NEW YORK
Times of Israel
Manny Waks
It is widely accepted that around 1 in 5 children – 20% of the population – experience some form of sexual abuse before they turn 18. We also know that a very small proportion of victims ever disclose their abuse and that those who do, typically do so more than twenty years after the fact. These alarming statistics highlight the prevalence as well as the long-term and profound impacts of child sexual abuse. But they also emphasise the urgent need to change the way in which the statute of limitations operates in some regions when it comes to cases of child sexual abuse. That upon attaining the age of 23 in New York, a victim loses the right to pursue justice (criminally or civilly) against their abuser, is out of touch with what we now know to be the reality of such cases.
Brave victims and survivors who muster the courage to disclose their abuse must have recourse to justice at whatever time they decide to come forward. Moreover, perpetrators must be held to account no matter how much time has passed after a particular offense, not only for the sake of justice but also to protect other children who might otherwise be vulnerable.
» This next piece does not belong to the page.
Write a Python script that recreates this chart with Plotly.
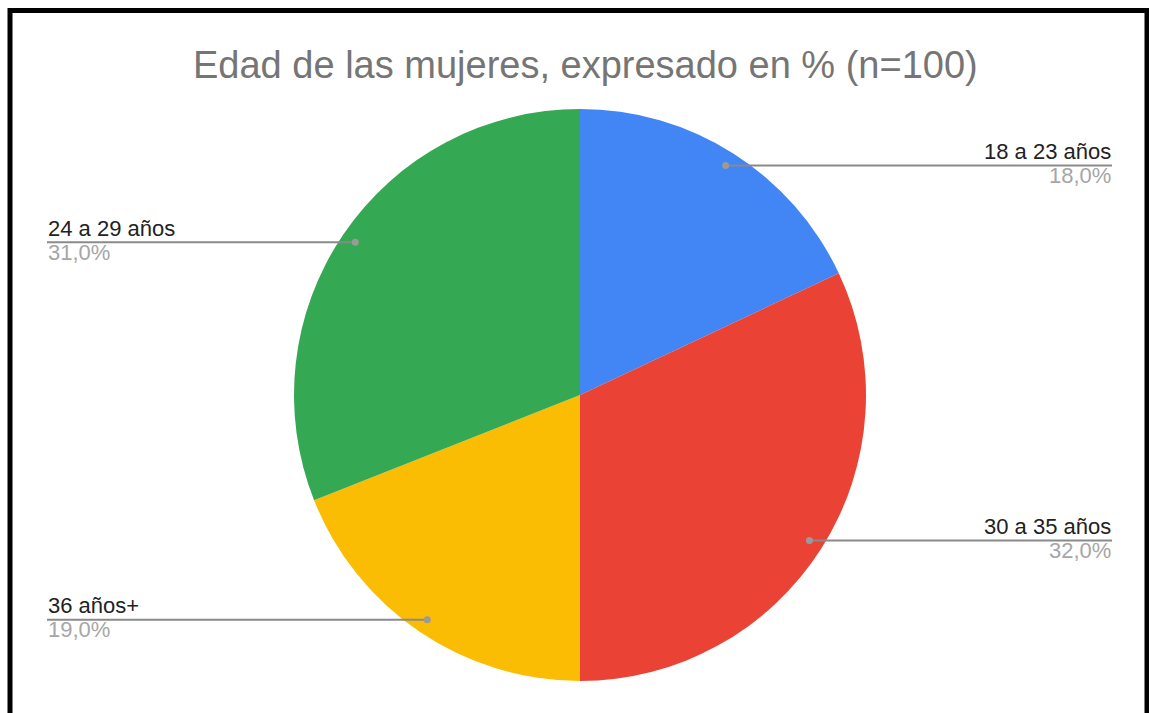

It is simply absurd that an offender may receive lifelong immunity from their crimes through the passage of as little as five years and continue to pose a danger to children, while their victims typically spend decades working up the strength to talk about their detrimental life-changing experience, which often accompanies them for a lifetime.
I am therefore pleased that Kol v’Oz, a newly-established Israel-based organisation to address child sexual abuse in the global Jewish community, has assembled a broad and strong coalition of local and international Jewish organisations, leaders and rabbis to support the change to these outdated laws in New York (where the largest Jewish community exists outside Israel), which are considered the worst in the US alongside those in Alabama, Michigan and Mississippi.
I acknowledge and thank the many individuals and organisations – within and outside the Jewish community – who have been working tirelessly on these changes until now. Moreover, I would like to congratulate the numerous legislators who have been addressing this issue, most notably Assemblywoman Margaret Markey who initially proposed the Child Victims Act (also referred to as The Markey Bill) around a decade ago.